This pic has got nothing to do with the post, it just made me laugh so I thought I'd share.
I've just finished reading More by Sloan Parker. It's a book I was very much looking forward to reading because it's had a lot of favourable reviews. Not that I've read any of the reviews, mind you, because I don't read the reviews of books I am going to review myself until after I've reviewed. I have, however, seen the star ratings on Good Reads and Wave's site, and the gushing comments and remarks on Twitter. Lots of people have left comments like 'It's scorching hot' and 'the ménage really works' and 'the best book I've read in ages' etc, etc. As a result of this I pushed it to the top of my TBR pile, even though I have books which I have promised authors that I would read and review, that really should have been read first. I love m/m/m books, especially those that show a real growth in the relationship dynamic, so this book looked to be just my thing and I eagerly started reading.
Now, given that everyone - even Kris - gave this book a rating of 4+ stars, I was expecting to love it. Instead, I found myself underwhelmed and, to be honest, finishing it was a bit of a slog. I'm not going into the specific reasons why here, because I'm going to review it tomorrow, but I did wonder, in part, whether my expectations were too high based on what I'd seen from other people.
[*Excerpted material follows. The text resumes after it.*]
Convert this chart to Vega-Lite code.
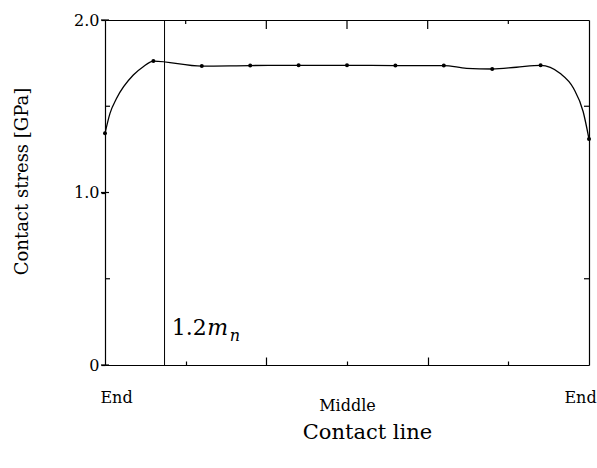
{
  "$schema": "https://vega.github.io/schema/vega-lite/v6.json",
  "width": 484,
  "height": 345,
  "autosize": "none",
  "padding": {"left": 105, "top": 20, "right": 8, "bottom": 103},
  "background": "white",
  "config": {
    "view": {"stroke": null},
    "font": "DejaVu Serif",
    "axis": {"domainColor": "black", "tickColor": "black", "labelColor": "black", "titleColor": "black", "grid": false, "labelFont": "DejaVu Serif", "titleFont": "DejaVu Serif", "titleFontWeight": "normal", "domainWidth": 1.2, "tickWidth": 1.2}
  },
  "datasets": {
    "points": [
      {"pos": 0.0, "stress": 1.343},
      {"pos": 0.1, "stress": 1.762},
      {"pos": 0.2, "stress": 1.733},
      {"pos": 0.3, "stress": 1.736},
      {"pos": 0.4, "stress": 1.737},
      {"pos": 0.5, "stress": 1.737},
      {"pos": 0.6, "stress": 1.736},
      {"pos": 0.7, "stress": 1.736},
      {"pos": 0.8, "stress": 1.716},
      {"pos": 0.9, "stress": 1.737},
      {"pos": 1.0, "stress": 1.31}
    ],
    "curve": [
      {"pos": 0.0, "stress": 1.343},
      {"pos": 0.0103, "stress": 1.459},
      {"pos": 0.024, "stress": 1.546},
      {"pos": 0.0585, "stress": 1.681},
      {"pos": 0.079, "stress": 1.729},
      {"pos": 0.1, "stress": 1.762},
      {"pos": 0.2, "stress": 1.733},
      {"pos": 0.3, "stress": 1.736},
      {"pos": 0.4, "stress": 1.737},
      {"pos": 0.5, "stress": 1.737},
      {"pos": 0.6, "stress": 1.736},
      {"pos": 0.7, "stress": 1.736},
      {"pos": 0.747, "stress": 1.72},
      {"pos": 0.8, "stress": 1.716},
      {"pos": 0.85, "stress": 1.726},
      {"pos": 0.9, "stress": 1.737},
      {"pos": 0.94, "stress": 1.691},
      {"pos": 0.968, "stress": 1.604},
      {"pos": 0.988, "stress": 1.468},
      {"pos": 1.0, "stress": 1.31}
    ],
    "marker": [{"pos": 0.123}],
    "label_num": [{"pos": 0.138, "stress": 0.174, "text": "1.2"}],
    "label_m": [{"pos": 0.2115, "stress": 0.174, "text": "m"}],
    "label_n": [{"pos": 0.258, "stress": 0.14, "text": "n"}],
    "top_ticks": [
      {"pos": 0.1667, "stress": 2, "kind": "short"},
      {"pos": 0.3333, "stress": 2, "kind": "long"},
      {"pos": 0.5, "stress": 2, "kind": "long"},
      {"pos": 0.6667, "stress": 2, "kind": "long"},
      {"pos": 0.8333, "stress": 2, "kind": "short"}
    ],
    "left_minor": [
      {"pos": 0, "stress": 0.5},
      {"pos": 0, "stress": 1.5}
    ],
    "right_minor": [
      {"pos": 1, "stress": 0.5},
      {"pos": 1, "stress": 1.5}
    ],
    "left_major": [
      {"pos": 0, "stress": 0},
      {"pos": 0, "stress": 1},
      {"pos": 0, "stress": 2}
    ]
  },
  "layer": [
    {
      "data": {"name": "points"},
      "mark": {"type": "point", "filled": true, "color": "black", "size": 16, "opacity": 1},
      "encoding": {
        "x": {"field": "pos", "type": "quantitative", "scale": {"domain": [0, 1], "nice": false, "zero": false},
          "axis": {"orient": "top", "ticks": false, "labels": false, "title": null, "domain": true}},
        "y": {"field": "stress", "type": "quantitative", "scale": {"domain": [0, 2], "nice": false},
          "axis": {"orient": "right", "ticks": false, "labels": false, "title": null, "domain": true}}
      }
    },
    {
      "data": {"name": "curve"},
      "mark": {"type": "line", "interpolate": "monotone", "color": "black", "strokeWidth": 1.3},
      "encoding": {
        "x": {"field": "pos", "type": "quantitative",
          "axis": {"orient": "bottom", "values": [0, 0.1667, 0.3333, 0.5, 0.6667, 0.8333, 1],
            "tickSize": {"condition": [{"test": "datum.value < 0.01 || datum.value > 0.99", "value": 0}, {"test": "abs(datum.value - 0.3333) < 0.01 || abs(datum.value - 0.6667) < 0.01", "value": -8}], "value": -4},
            "labelExpr": "datum.value < 0.01 || datum.value > 0.99 ? 'End' : (abs(datum.value - 0.5) < 0.01 ? 'Middle' : '')",
            "labelPadding": {"condition": {"test": "abs(datum.value - 0.5) < 0.01", "value": 44}, "value": 32},
            "labelOffset": {"condition": [{"test": "datum.value < 0.01", "value": 11}, {"test": "datum.value > 0.99", "value": -9}], "value": 0},
            "labelFontSize": 16, "labelFlush": false, "labelOverlap": false, "labelBound": false,
            "labelBaseline": "middle",
            "title": "Contact line", "titleFontSize": 21, "titleX": 262, "titleY": 67, "titleBaseline": "middle", "titleAnchor": "middle", "titleAlign": "center"}},
        "y": {"field": "stress", "type": "quantitative",
          "axis": {"orient": "left", "values": [0, 1, 2], "tickSize": 4,
            "labelExpr": "datum.value == 0 ? '0' : (datum.value == 1 ? '1.0' : '2.0')",
            "labelPadding": 2, "labelFontSize": 16, "labelOverlap": false, "labelBound": false, "labelFlush": false,
            "title": "Contact stress [GPa]", "titleFontSize": 18, "titleAngle": 270, "titleX": -83, "titleY": 161, "titleBaseline": "middle", "titleAlign": "center", "titleAnchor": "middle"}}
      }
    },
    {
      "data": {"name": "top_ticks"},
      "transform": [{"filter": "datum.kind == 'short'"}],
      "mark": {"type": "tick", "orient": "vertical", "color": "black", "thickness": 1.2, "size": 4, "yOffset": 2, "opacity": 1},
      "encoding": {
        "x": {"field": "pos", "type": "quantitative", "axis": null},
        "y": {"field": "stress", "type": "quantitative", "axis": null}
      }
    },
    {
      "data": {"name": "top_ticks"},
      "transform": [{"filter": "datum.kind == 'long'"}],
      "mark": {"type": "tick", "orient": "vertical", "color": "black", "thickness": 1.2, "size": 9, "yOffset": 4.5, "opacity": 1},
      "encoding": {
        "x": {"field": "pos", "type": "quantitative", "axis": null},
        "y": {"field": "stress", "type": "quantitative", "axis": null}
      }
    },
    {
      "data": {"name": "left_minor"},
      "mark": {"type": "tick", "orient": "horizontal", "color": "black", "thickness": 1.2, "size": 5, "xOffset": 2.5, "opacity": 1},
      "encoding": {
        "x": {"field": "pos", "type": "quantitative", "axis": null},
        "y": {"field": "stress", "type": "quantitative", "axis": null}
      }
    },
    {
      "data": {"name": "right_minor"},
      "mark": {"type": "tick", "orient": "horizontal", "color": "black", "thickness": 1.2, "size": 5, "xOffset": -2.5, "opacity": 1},
      "encoding": {
        "x": {"field": "pos", "type": "quantitative", "axis": null},
        "y": {"field": "stress", "type": "quantitative", "axis": null}
      }
    },
    {
      "data": {"name": "left_major"},
      "mark": {"type": "tick", "orient": "horizontal", "color": "black", "thickness": 1.2, "size": 8, "opacity": 1},
      "encoding": {
        "x": {"field": "pos", "type": "quantitative", "axis": null},
        "y": {"field": "stress", "type": "quantitative", "axis": null}
      }
    },
    {
      "data": {"name": "marker"},
      "mark": {"type": "rule", "color": "black", "strokeWidth": 1},
      "encoding": {
        "x": {"field": "pos", "type": "quantitative", "axis": null}
      }
    },
    {
      "data": {"name": "label_num"},
      "mark": {"type": "text", "align": "left", "baseline": "alphabetic", "font": "DejaVu Serif", "fontSize": 22, "color": "black"},
      "encoding": {
        "x": {"field": "pos", "type": "quantitative", "axis": null},
        "y": {"field": "stress", "type": "quantitative", "axis": null},
        "text": {"field": "text"}
      }
    },
    {
      "data": {"name": "label_m"},
      "mark": {"type": "text", "align": "left", "baseline": "alphabetic", "font": "DejaVu Serif", "fontStyle": "italic", "fontSize": 22, "color": "black"},
      "encoding": {
        "x": {"field": "pos", "type": "quantitative", "axis": null},
        "y": {"field": "stress", "type": "quantitative", "axis": null},
        "text": {"field": "text"}
      }
    },
    {
      "data": {"name": "label_n"},
      "mark": {"type": "text", "align": "left", "baseline": "alphabetic", "font": "DejaVu Serif", "fontStyle": "italic", "fontSize": 16, "color": "black"},
      "encoding": {
        "x": {"field": "pos", "type": "quantitative", "axis": null},
        "y": {"field": "stress", "type": "quantitative", "axis": null},
        "text": {"field": "text"}
      }
    }
  ],
  "resolve": {"axis": {"x": "independent", "y": "independent"}}
}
Did the fact that I was expecting to love the book actually count against it when it came to my reaction? This is entirely possible, because as I examine why I had problems with the book, I realise that a lot of it is to do with personal feelings and not much to do with there being technically much wrong with the book.
Let's take the opposite side of things. I have a book in my TBR pile which has been slammed on Good Reads and some other review sites - The Shunned by Jay Hughes. The author sent it to me to review and I'm embarrassed to say that I've been putting it off because of all the bad reviews it's been getting - again I've only seen the star ratings and not read the actual reviews. I'm going to have to knuckle down and read it ready to review next week because it's not fair to the author to keep him waiting when I said I would review his book, but my expectations of the book are not high, to say the least. Part of me is wondering whether my low expectations are going to cloud my reading of the book. Will it get a higher grade because I'm not expecting it to be a good read? I can't answer that until I start reading, but it's a slight worry in the back of my mind.
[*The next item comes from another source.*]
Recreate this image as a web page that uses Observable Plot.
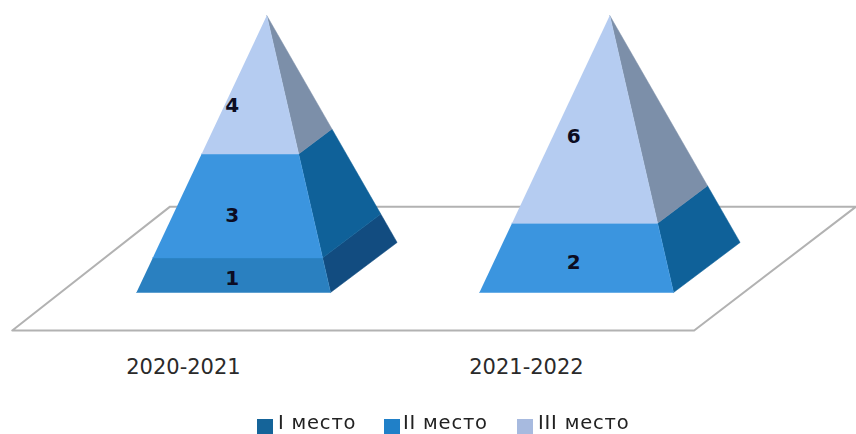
<!DOCTYPE html>
<html><head><meta charset="utf-8">
<script src="https://cdn.jsdelivr.net/npm/d3@7"></script>
<script src="https://cdn.jsdelivr.net/npm/@observablehq/plot@0.6"></script>
<style>
html,body{margin:0;padding:0;background:#fff;overflow:hidden}
#wrap{width:856px;height:434px;overflow:hidden;position:relative;font-family:"DejaVu Sans",sans-serif;filter:blur(.45px)}
#wrap svg{display:block}
#legend{position:relative;height:34px;color:#222;font-size:19.5px;line-height:23px;letter-spacing:.8px}
#legend span{position:absolute;white-space:nowrap}
#legend i{position:absolute;top:19px;width:16px;height:15px}
</style></head><body>
<div id="wrap"><div id="chart"></div><div id="legend"></div></div>
<script>
const seasons = ["2020-2021", "2021-2022"];
const places = ["I место", "II место", "III место"];
const place1 = [1, 0];
const place2 = [3, 2];
const place3 = [4, 6];
const series = [place1, place2, place3];
const frontColors = ["#2a80c0", "#3b95df", "#b5ccf1"];
const sideColors = ["#124c80", "#0f6199", "#7c8fa9"];
const legendColors = ["#156499", "#2080c8", "#a7badf"];

// layout of the oblique projection, in scale units (category = 1, value = 1)
const halfWidth = 0.283, depthX = 0.194, depthY = 1.445;
const floorFront = -1.097, floorBack = 2.48;

const pxPerCat = 343, pxPerVal = 34.625, x0 = 233, y0 = 292, W = 856, H = 400;
const lerp = (a, b, t) => a + (b - a) * t;

const polys = [], labels = [];
seasons.forEach((s, i) => {
  const total = d3.sum(series, v => v[i]);
  const apex = {x: i + depthX / 2, y: total};
  const corner = {
    fl: {x: i - halfWidth, y: 0},
    fr: {x: i + halfWidth, y: 0},
    br: {x: i + halfWidth + depthX, y: depthY}
  };
  const at = (c, t) => ({x: lerp(c.x, apex.x, t), y: lerp(c.y, apex.y, t)});
  let cum = 0;
  series.forEach((v, k) => {
    if (!v[i]) return;
    const t0 = cum / total, t1 = (cum + v[i]) / total;
    const mid = cum + v[i] / 2;
    polys.push({id: `s${i}${k}`, layer: 0, color: sideColors[k],
      pts: [at(corner.fr, t0), at(corner.br, t0), at(corner.br, t1), at(corner.fr, t1)]});
    polys.push({id: `f${i}${k}`, layer: 1, color: frontColors[k],
      pts: [at(corner.fl, t0), at(corner.fr, t0), at(corner.fr, t1), at(corner.fl, t1)]});
    labels.push({x: i - 0.004 * (1 + i), y: mid * 0.91 - 0.06, v: v[i]});
    cum += v[i];
  });
});
const rows = d3.sort(polys, d => d.layer).flatMap(p => p.pts.map(q => ({...q, id: p.id, color: p.color})));
const floor = [
  {x: -0.645, y: floorFront}, {x: 1.343, y: floorFront},
  {x: 1.815, y: floorBack}, {x: -0.185, y: floorBack}, {x: -0.645, y: floorFront}
];

const plot = Plot.plot({
  width: W, height: H, margin: 0,
  style: {background: "#fff", fontFamily: '"DejaVu Sans",sans-serif'},
  x: {axis: null, domain: [-x0 / pxPerCat, (W - x0) / pxPerCat], range: [0, W]},
  y: {axis: null, domain: [(y0 - H) / pxPerVal, y0 / pxPerVal], range: [H, 0]},
  color: {type: "identity"},
  marks: [
    Plot.line(floor, {x: "x", y: "y", stroke: "#b2b2b2", strokeWidth: 2, fill: "white", clip: true}),
    Plot.line(rows, {x: "x", y: "y", z: "id", fill: "color", stroke: "color", strokeWidth: 0.5, strokeLinejoin: "miter"}),
    Plot.text(labels, {x: "x", y: "y", text: "v", fontWeight: "bold", fontSize: 20, fill: "#0c0c22"}),
    Plot.text(seasons, {x: (d, i) => i - 0.146, y: () => floorFront - 1.07, text: d => d, fontSize: 21, fill: "#2a2a2a"})
  ]
});
document.getElementById("chart").append(plot);

const legend = document.getElementById("legend");
const swatchX = [257, 384, 517], textX = [278, 403, 538];
places.forEach((p, k) => {
  const sw = document.createElement("i");
  sw.style.left = swatchX[k] + "px";
  sw.style.background = legendColors[k];
  legend.append(sw);
  const t = document.createElement("span");
  t.style.left = textX[k] + "px";
  t.style.top = "11px";
  t.textContent = p;
  legend.append(t);
});
</script>
</body></html>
Before I joined Good Reads I was pretty good at ignoring what everyone else thought of a book until after I'd read it myself. This meant that I often approached a book with no expectations whatsoever. I was a clean slate, as it were. Now that I look on GRs on a regular basis, I find I am getting an overall view of the opinions of others before I read a book. It's almost impossible to avoid unless I stop visiting GRs at all, which I'm not going to do. In the end I just have to accept that I can't cocoon myself off from everything and as long as I'm aware of the influence that other reader's views may have on my opinion of a book then my reviews should still be able to write an honest review which isn't clouded by what other's may have thought of it.
How about you? Do you find yourself influenced by what others have thought of a book and does the fact that a book has been raved about/slammed affect your own interpretation of a book?